O contrato futuro de açúcar em NY com vencimento outubro/23 finalizou nesta sexta-feira com a maior entrega física da história do contrato: 56.473 lotes correspondentes a 2.87 milhões de toneladas de açúcar. O outubro/23 encerrou seu ciclo saindo da pedra cotado a 26.24 centavos de dólar por libra-peso, uma queda de 73 pontos acumulada na semana, equivalentes a 16 dólares por tonelada.
O próximo vencimento, março/24, fechou a sexta-feira cotado a 26.51 centavos de dólar por libra-peso, apresentando uma queda acumulada de 77 pontos em comparação com semana anterior, equivalentes 17 dólares por tonelada.
Uma entrega dessa magnitude tem todos os componentes baixistas que os livros acadêmicos enumeram quando se trata de o vendedor de uma commodity encontrar como último refúgio a entrega física dela contra uma posição vendida em bolsa. Ele só faz isso porque – em tese – não encontrou um comprador que pagasse melhor ou, como pode ser em alguns casos, não dispõe da mercadoria nesse momento e conta com a lerdeza do comprador (aquele que vai receber o seu produto via bolsa) nomear o navio. Por que ele faz isso?
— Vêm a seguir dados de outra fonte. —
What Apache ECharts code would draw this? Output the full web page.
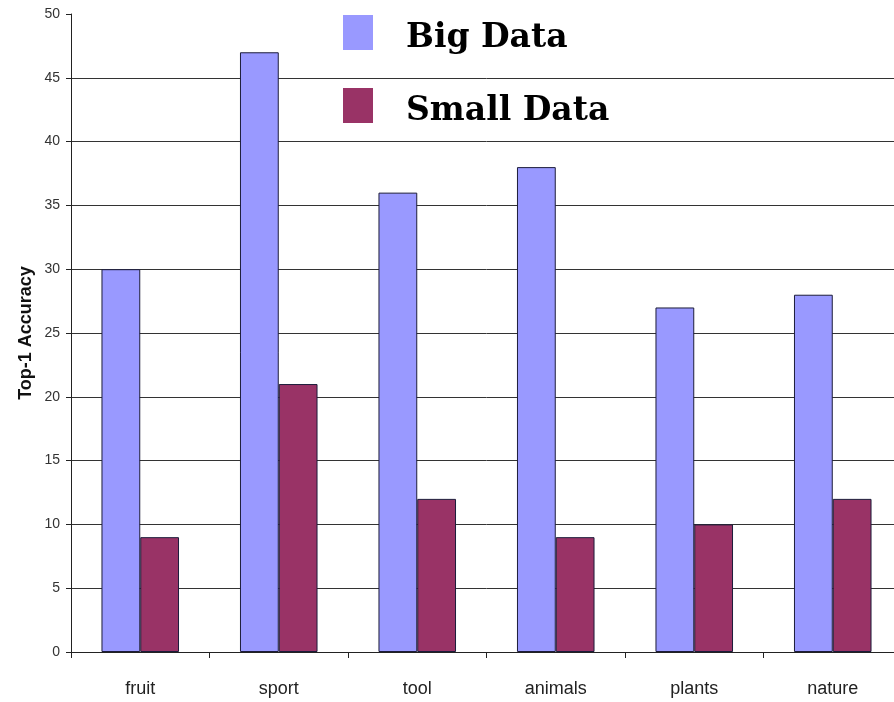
<!DOCTYPE html>
<html>
<head>
<meta charset="utf-8">
<script src="https://cdn.jsdelivr.net/npm/echarts@6/dist/echarts.min.js"></script>
<style>
  html, body { margin: 0; padding: 0; background: #fff; overflow: hidden; }
  /* the original picture is cropped on the right, so the plot runs past the window */
  #chart { width: 902px; height: 702px; }
</style>
</head>
<body>
<div id="chart"></div>
<script>
// data
const categories = ['fruit', 'sport', 'tool', 'animals', 'plants', 'nature'];
const bigData = [30, 47, 36, 38, 27, 28];
const smallData = [9, 21, 12, 9, 10, 12];
const seriesNames = ['Big Data', 'Small Data'];

const myChart = echarts.init(document.getElementById('chart'));

const option = {
  backgroundColor: '#fff',
  animation: false,
  color: ['#9999FF', '#993366'],
  grid: {
    left: 71,
    right: 0,
    top: 14,
    bottom: 50
  },
  legend: {
    data: seriesNames,
    orient: 'vertical',
    left: 343,
    top: 15,
    padding: 0,
    itemWidth: 30,
    itemHeight: 35,
    itemGap: 33,
    icon: 'rect',
    itemStyle: { borderWidth: 0 },
    formatter: function (name) { return '{t|' + name + '}'; },
    textStyle: {
      padding: [0, 0, 0, 28],
      rich: {
        t: {
          fontFamily: 'DejaVu Serif',
          fontWeight: 'bold',
          fontSize: 33,
          color: '#000',
          padding: [12, 0, 0, 0]
        }
      }
    }
  },
  xAxis: {
    type: 'category',
    data: categories,
    axisLine: { show: true, lineStyle: { color: '#222', width: 1 } },
    axisTick: { show: true, length: 6, lineStyle: { color: '#222' } },
    axisLabel: {
      margin: 28,
      fontFamily: 'Arial, Liberation Sans',
      fontSize: 18,
      color: '#222'
    }
  },
  yAxis: {
    type: 'value',
    min: 0,
    max: 50,
    interval: 5,
    name: 'Top-1 Accuracy',
    nameLocation: 'middle',
    nameGap: 36,
    nameMoveOverlap: false,
    nameTextStyle: {
      fontFamily: 'Arial, Liberation Sans',
      fontWeight: 'bold',
      fontSize: 18,
      color: '#111'
    },
    axisLine: { show: true, lineStyle: { color: '#222', width: 1 } },
    axisTick: { show: true, length: 5, lineStyle: { color: '#222' } },
    axisLabel: {
      margin: 11,
      fontFamily: 'Arial, Liberation Sans',
      fontSize: 14,
      color: '#333'
    },
    splitLine: {
      show: true,
      showMaxLine: false,
      lineStyle: { color: '#333', width: 1 }
    }
  },
  series: [
    {
      name: seriesNames[0],
      type: 'bar',
      data: bigData,
      barGap: '0%',
      barCategoryGap: '44%',
      itemStyle: { borderColor: '#1c1c3a', borderWidth: 1 }
    },
    {
      name: seriesNames[1],
      type: 'bar',
      data: smallData,
      barGap: '0%',
      barCategoryGap: '44%',
      itemStyle: { borderColor: '#1c1c3a', borderWidth: 1 }
    }
  ]
};

myChart.setOption(option);
window.addEventListener('resize', function () { myChart.resize(); });
</script>
</body>
</html>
Como vocês se recordam, o spread outubro/23 – março/24 chegou a negociar por um bom tempo, durante o mês de maio, com 45 pontos de prêmio, ou seja, o outubro valia 10 dólares por tonelada a mais do que o março/24. Agora, no final, chegou a negociar com desconto 30-35 pontos. Uma trading competente está sempre de olho nos spreads buscando discrepâncias entre a visão que ela tem do mercado físico e aquilo que está sendo negociado no futuro. Aproveitar essas distorções faz parte do dia a dia da trading.
Hipoteticamente, se você sentia lá em maio que o Centro-Sul ia ter uma safra de cana poderosa contrariando o que mostrava o spread em NY, o que você faz? Vende o spread e espera ver se sua percepção de que a safra do Centro-Sul ia ser fenomenal se confirmava. Em caso positivo, você vai com a ponta vendida (outubro/23) até o final e entrega o açúcar físico. Em outras palavras, mesmo que você não tenha o açúcar para entregar imediatamente, você ficou no bolso com aproximadamente 16 dólares por tonelada – a diferença entre os spreads – para atender eventuais custos de demurrage (pelo atraso no carregamento do navio) caso o comprador nomeie o navio numa velocidade maior do que você será capaz de mover o produto até o porto.
Independentemente de como o quadro vai se delinear ao longo das próximas semanas, o fato é que o entregador do açúcar optou por essa operação exatamente porque não tinha destino e/ou não encontrou quem lhe pagasse um prêmio melhor. Portanto, uma entrega desse volume dificilmente passará impune pelo mercado.
O que sustenta o mercado nos níveis atuais, no entanto, ainda é o que os fundos podem fazer. Mas, alguns componentes novos entram para trazer mais emoção: os fundos liquidaram 11,641 lotes na semana, mas ainda possuem 187,000 lotes comprados, embora o desempenho do mercado nos últimos dias indica que eles liquidaram um pouco mais.
Outro componente será a narrativa acerca de quão rápida as nomeações ocorrerão. Mas, quando uma situação como essa se apresenta, o reflexo imediato é no basis, ou seja, quanto o açúcar disponível para embarque imediato vai negociar de prêmio, caso o vendedor não tenha o produto. Não vai refletir em NY.
A salvação dos altistas depende da Índia, muito embora as perspectivas para a produção de açúcar do país melhoraram após boas chuvas neste mês, segundo o próprio o Secretário de Alimentação, Sanjeev Chopra. Para desespero dos altistas, ele ainda declarou, em um evento em Nova Delhi, que “a Índia não está enfrentando nenhum déficit de açúcar”.
Confessou-me um respeitado trader do mercado que ele estava deveras confuso com as coisas que estavam acontecendo. A entrega o deixou atordoado. Eu inqueri o porquê desse espanto. Ele então me disse que há algumas semanas participou de um seminário patrocinado por uma trading e que uma nuvem altista pairava sobre o evento que mostrava pelas palestras proferidas que NY caminhava inexoravelmente para os 30 centavos de dólar por libra-peso. Eu argumentei que “tudo bem, cada um tem o direito de ter a opinião que quiser sobre qualquer assunto”. “Pois é, mas eles entregaram açúcar na bolsa e eu estou me sentindo um palhaço”. Eu respondi, “relaxa, cara. São coisas da vida”, no exato momento em que eu percebia que timidamente ele escondia no bolso da calça um nariz vermelho de látex.